The two largest US farmland REITs reported earnings last week, each addressing a distinct challenge to its business model as one observer highlighted to Agri Investor the logic of a potential tie-up between the two.
On Wednesday, Gladstone Land Corporation reported a third-quarter net loss of $247,000 from a portfolio devoted largely to specialty crops. Speaking to Agri Investor Monday, managing director Bill Reiman said that the third-quarter net loss was mostly attributable to it having been a particularly active period for acquisitions.
On the earnings call, Gladstone Land executives detailed a recent instance in which the untimely death of two tenant farmers on adjacent properties forced Gladstone to become direct operators of a property it had leased; not an activity the real-estate focused company seeks to pursue intentionally.
“At that point, it was the last two weeks of planting and we were not able to find someone that would take the farm with just two weeks’ notice at acceptable rents,” chairman and chief executive David Gladstone said on the call. “We had people who wanted it, but they weren’t willing to pay a decent amount. So, we determined the best thing to do is for us to just do the farming.”

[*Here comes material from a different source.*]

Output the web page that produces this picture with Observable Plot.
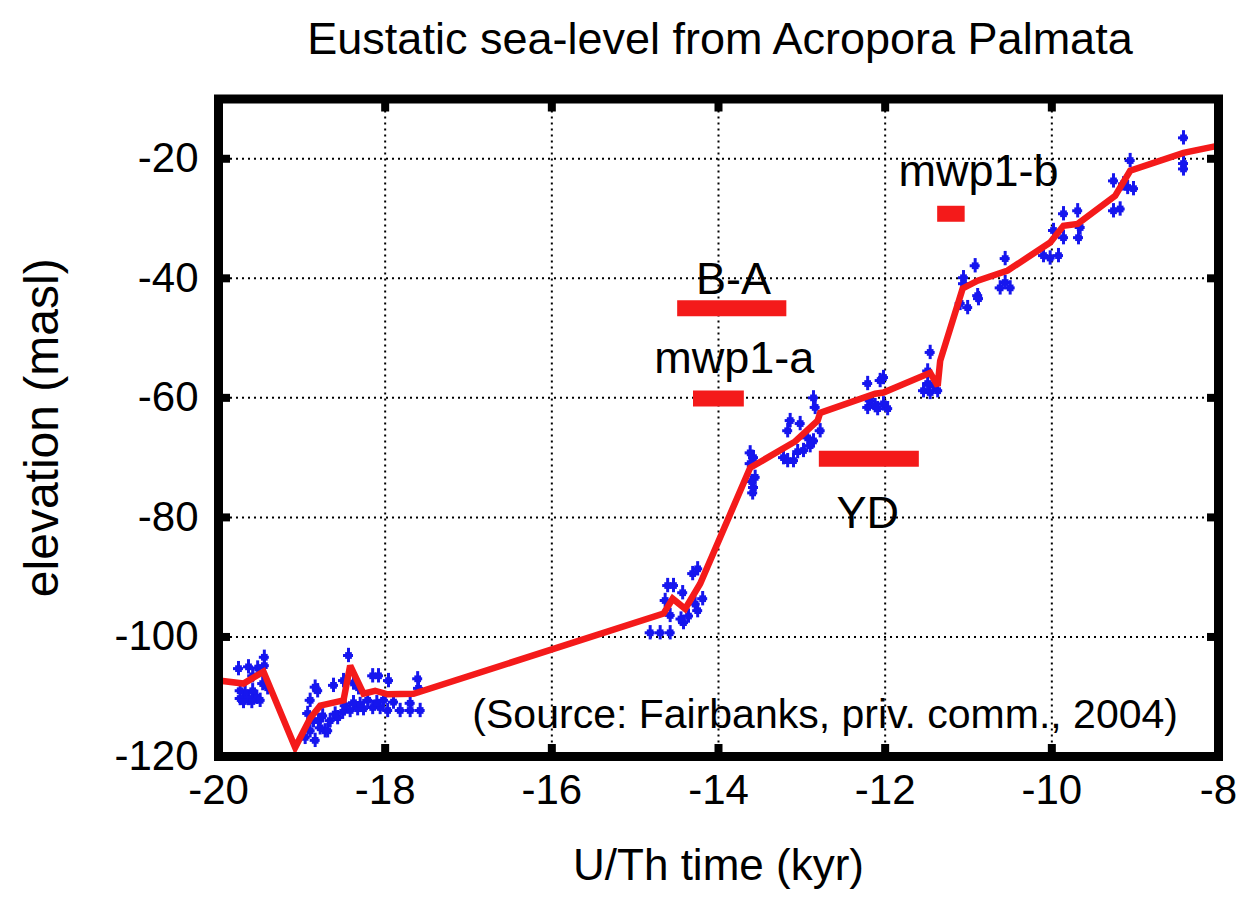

For Farmland Partners, which reported net income of $2.6 million for the third quarter on Thursday, the challenge discussed involved the $144.2 million raised in August by offering a little more than 6 million preferred shares. While the infusion of capital did support FP’s $110 million acquisition of 5,100 acres of nut orchards from Temasek-owned Olam Group, chief executive Paul Pittman said on the earnings call that it had been, at least in part, misinterpreted by the market.
“We would, of course, prefer to issue equity to continue growth at reasonable prices, but when the market has made that impossible, the preferred is a very good alternative,” Pittman said. “There is no other place on the planet, besides our stock, where you can buy farmland at a 30 percent discount. So, we have deployed capital to do that.”
As of August, FP’s portfolio consisted of 154,000 acres on 318 farms spread across 17 US states growing more than 30 crops, though mostly devoted to row crops. Gladstone Land’s specialty-crop portfolio currently constitutes 63,000 acres growing 39 different crops on 73 farms in 18 different growing regions valued at $533 million.
Unity is strength
A market source familiar with both companies pointed out what they labelled as an “interesting dynamic” between the two companies and their portfolios.
Both Gladstone Land and FP, the source said, are largely ignored by stock market investors and just at or well below the $1 billion in assets under management thought to be a requirement of investors focused only on REITs. That said, the source highlighted that the two companies’ portfolios, with corresponding concentrations on specialty and row crops, could make for a viable combination.
“In a perfect world, if you had to build a portfolio that was diversified, melding those two companies would, at least on the surface, seem to make sense,” the source said. “In the next couple of years, if there’s a stagnant capital-raising environment on the public side and they are not able to continue to build their scale, there could be definitely be discussions in that vein.”
University of Illinois professor and TIAA Center for Farmland Research director Bruce Sherrick told Agri Investor that, while he doubted that FP and Gladstone Land would ever merge, each faces the same challenge of how to build scale.
“Both will always be looking for sensible merger candidates,” he said. “I don’t know that a REIT to a REIT necessarily is any more favorable than a REIT to any other fund.”